EU leaders face call for new measures to combat fraud

Series Title
Series Details 07/12/95, Volume 1, Number 12
Publication Date 07/12/1995
Content Type

Date: 07/12/1995

A LONG list of measures which EU governments should take to step up the fight against fraud and waste will be presented to next week's Madrid summit.

The action plan has emerged from an analysis by the European Commission of over 700 pages of data submitted by governments on the different schemes individual member states operate to prevent fraud against the EU budget.

Launched by EU leaders themselves a year ago, the initiative reveals great divergence between national authorities in the procedures and diligence with which they protect the 85-billion-ecu annual EU budget, 80&percent; of which passes through their hands. Some national reports amount to just a few pieces of paper, while the most detailed runs to 78 pages.

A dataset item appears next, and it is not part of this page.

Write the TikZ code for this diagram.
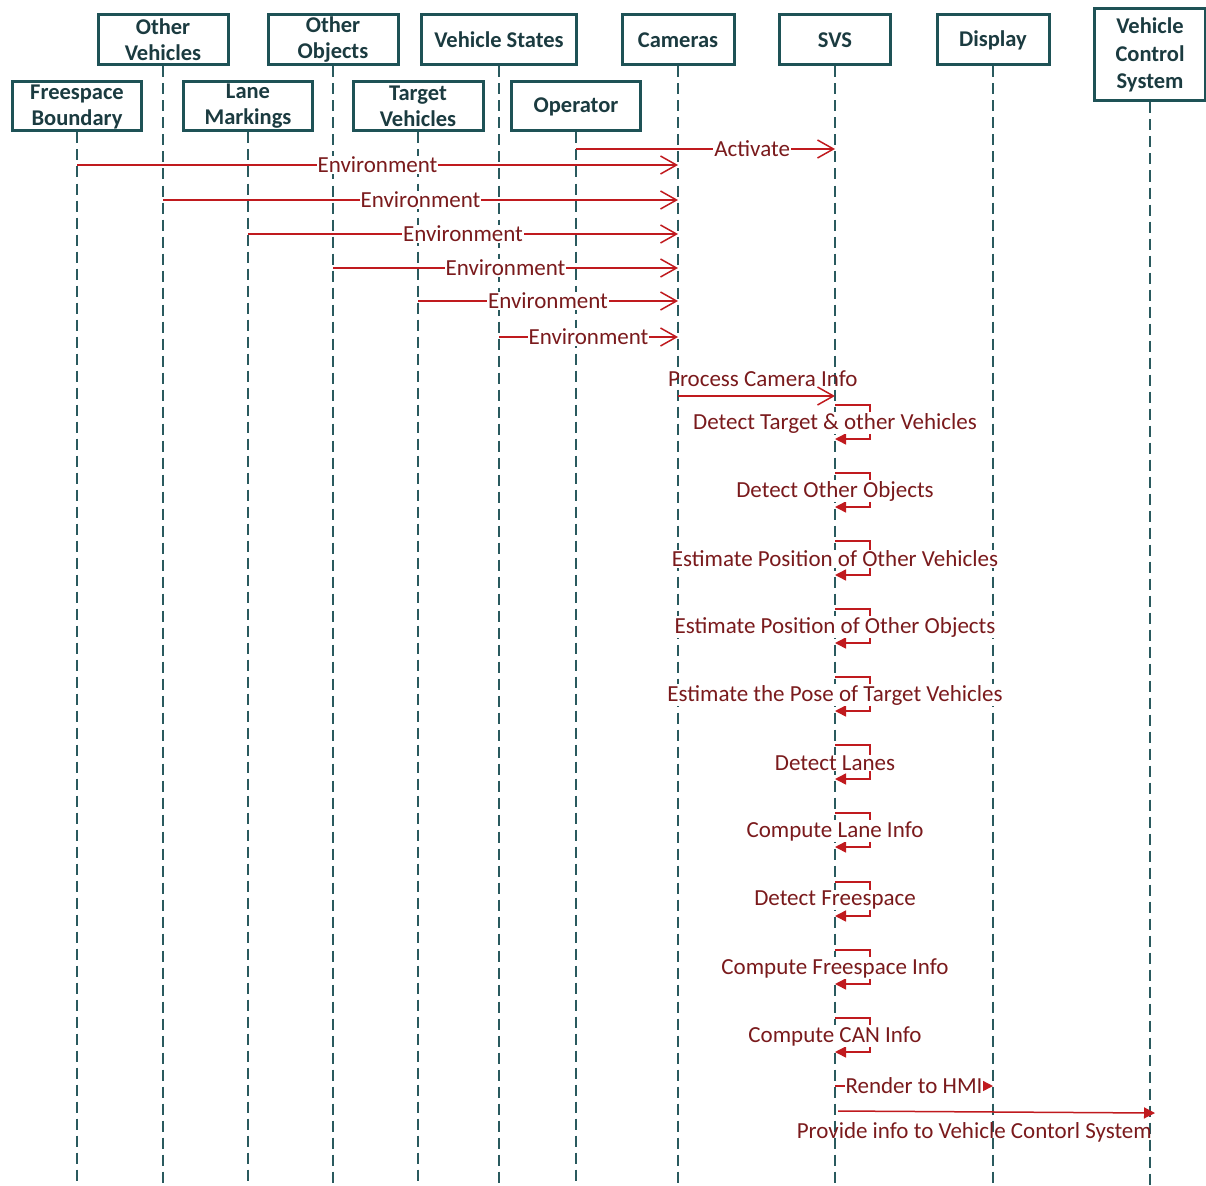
\documentclass[tikz,border=0pt]{standalone}
\usepackage{fontspec}
\setmainfont{Carlito}
\usetikzlibrary{arrows.meta}
\definecolor{boxc}{HTML}{1E5256}
\definecolor{headtxt}{HTML}{1B3B40}
\definecolor{lifec}{HTML}{2A5A5E}
\definecolor{msgc}{HTML}{C01A1E}
\definecolor{msgtxt}{HTML}{7A1A1C}
\begin{document}
\begin{tikzpicture}[x=1pt,y=-1pt,
  head/.style={draw=boxc,line width=3pt,fill=white,text=headtxt,
    font=\fontsize{22.5}{26}\selectfont\bfseries,align=center,inner sep=0pt,
    minimum height=50pt},
  life/.style={draw=lifec,line width=1.9pt,dash pattern=on 11pt off 6pt},
  msg/.style={draw=msgc,line width=1.5pt},
  openhead/.style={-{Straight Barb[length=16pt,width=18pt,line width=1.5pt]}},
  fullhead/.style={-{Triangle[length=11pt,width=11pt]}},
  lbl/.style={fill=white,text=msgtxt,inner sep=1pt,
    font=\fontsize{23}{26}\selectfont},
  selfmsg/.style={msg,fullhead}
]
\useasboundingbox (0,0) rectangle (1206,1185);
\coordinate (bottom) at (0,1185);

% lifeline heads, upper row
\node[head,minimum width=130pt] (ov)   at (163,40)  {Other\\Vehicles};
\node[head,minimum width=130pt] (oo)   at (333,40)  {Other\\Objects};
\node[head,minimum width=155pt] (vs)   at (499,40)  {Vehicle States};
\node[head,minimum width=112pt] (cam)  at (678,40)  {Cameras};
\node[head,minimum width=111pt] (svs)  at (835,40)  {SVS};
\node[head,minimum width=112pt] (disp) at (993,40)  {Display};
\node[head,minimum width=111pt,minimum height=92pt,
      font=\fontsize{22.5}{27.5}\selectfont\bfseries] (vcs) at (1150,55) {Vehicle\\Control\\System};
% lifeline heads, lower row
\node[head,minimum width=129pt,minimum height=49pt] (fb) at (77,106.5)  {Freespace\\Boundary};
\node[head,minimum width=129pt,minimum height=49pt] (lm) at (248,106.5) {Lane\\Markings};
\node[head,minimum width=130pt,minimum height=49pt] (tv) at (418,106.5) {Target\\Vehicles};
\node[head,minimum width=129pt,minimum height=49pt] (op) at (576,106.5) {Operator};

% dashed lifelines
\foreach \n in {ov,oo,vs,cam,svs,disp,vcs,fb,lm,tv,op}
  \draw[life] (\n.south) -- (\n |- bottom);

% heads drawn again so the lifelines stay behind them
\node[head,minimum width=130pt] at (163,40)  {Other\\Vehicles};
\node[head,minimum width=130pt] at (333,40)  {Other\\Objects};
\node[head,minimum width=155pt] at (499,40)  {Vehicle States};
\node[head,minimum width=112pt] at (678,40)  {Cameras};
\node[head,minimum width=111pt] at (835,40)  {SVS};
\node[head,minimum width=112pt] at (993,40)  {Display};
\node[head,minimum width=111pt,minimum height=92pt,
      font=\fontsize{22.5}{27.5}\selectfont\bfseries] at (1150,55) {Vehicle\\Control\\System};
\node[head,minimum width=129pt,minimum height=49pt] at (77,106.5)  {Freespace\\Boundary};
\node[head,minimum width=129pt,minimum height=49pt] at (248,106.5) {Lane\\Markings};
\node[head,minimum width=130pt,minimum height=49pt] at (418,106.5) {Target\\Vehicles};
\node[head,minimum width=129pt,minimum height=49pt] at (576,106.5) {Operator};

% message rows
\coordinate (ya) at (0,149);
\coordinate (e1) at (0,165);
\coordinate (e2) at (0,200);
\coordinate (e3) at (0,234);
\coordinate (e4) at (0,268);
\coordinate (e5) at (0,301);
\coordinate (e6) at (0,337);
\coordinate (pc) at (0,396);

\draw[msg,openhead] (op |- ya) -- node[lbl,pos=0.68] {Activate} (svs |- ya);
\draw[msg,openhead] (fb |- e1) -- node[lbl] {Environment} (cam |- e1);
\draw[msg,openhead] (ov |- e2) -- node[lbl] {Environment} (cam |- e2);
\draw[msg,openhead] (lm |- e3) -- node[lbl] {Environment} (cam |- e3);
\draw[msg,openhead] (oo |- e4) -- node[lbl] {Environment} (cam |- e4);
\draw[msg,openhead] (tv |- e5) -- node[lbl] {Environment} (cam |- e5);
\draw[msg,openhead] (vs |- e6) -- node[lbl] {Environment} (cam |- e6);
\draw[msg,openhead] (cam |- pc) -- node[lbl,pos=0.54,above=9pt,fill=none,inner sep=0pt] {Process Camera Info} (svs |- pc);

% self messages on SVS
\foreach \t/\txt in {
  405/{Detect Target \& other Vehicles},
  473/{Detect Other Objects},
  541/{Estimate Position of Other Vehicles},
  609/{Estimate Position of Other Objects},
  677/{Estimate the Pose of Target Vehicles},
  745/{Detect Lanes},
  813/{Compute Lane Info},
  882/{Detect Freespace},
  950/{Compute Freespace Info},
  1018/{Compute CAN Info}} {
  \coordinate (st) at (0,\t);
  \coordinate (sb) at (0,\t+34);
  \coordinate (sm) at (0,\t+18);
  \draw[selfmsg] (svs |- st) -- ++(35,0) -- ++(0,34) -- (svs |- sb);
  \node[lbl] at (svs |- sm) {\txt};
}

% outgoing messages
\coordinate (rh) at (0,1086);
\coordinate (p1) at (0,1111);
\coordinate (p2) at (0,1113);
\draw[msg,fullhead] (svs |- rh) -- node[lbl] {Render to HMI} (disp |- rh);
\draw[msg,fullhead] ([xshift=3pt]svs |- p1) -- node[lbl,pos=0.43,below=10pt,inner sep=0pt,fill=none] {Provide info to Vehicle Contorl System} ([xshift=5pt]vcs |- p2);
\end{tikzpicture}
\end{document}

Governments will be told that tougher administrative penalties for expenditure fraud are “an obvious necessity” if they are to match those already in place for defrauding the EU's coffers. They are also being urged to harmonise the penalties they inflict to prevent illegal business flows to “softer” countries.

EU leaders will be warned that the general protection given to EU financial interests is unsatisfactory, and that scope exists for specific fraud- prevention controls by specialists in the fight against organised financial crime.

Member states are criticised for failing to provide proper information on the extent to which they recover funds found to have been fraudulently used. The Commission pointedly notes that only half of the national reports contained data on the number of checks carried out.

Other measures which will now be promoted are improved judicial cooperation between magistrates and prosecutors in different countries, and better feedback between national audit institutions and the EU's own financial watchdog, the Court of Auditors.

Further pressure for a stronger campaign against fraud and corruption is coming from the European Parliament. Next week, MEPs in Strasbourg are likely to demand that the Commission produces an anti-corruption programme by the middle of the year. This would be backed by attempts to encourage people accused of corruption to cooperate with police and legal authorities. In addition, there are moves to exclude economic operators convicted of fraud from tendering for public contracts for a limited period.

The complexity of the issues involved was highlighted by the non-governmental organisation Transparency International in a recent call for effective EU action to fight international corruption. It pointed out that, at present, a German businessman who bribes a French official in an EU-wide open tender procedure cannot be prosecuted in Germany.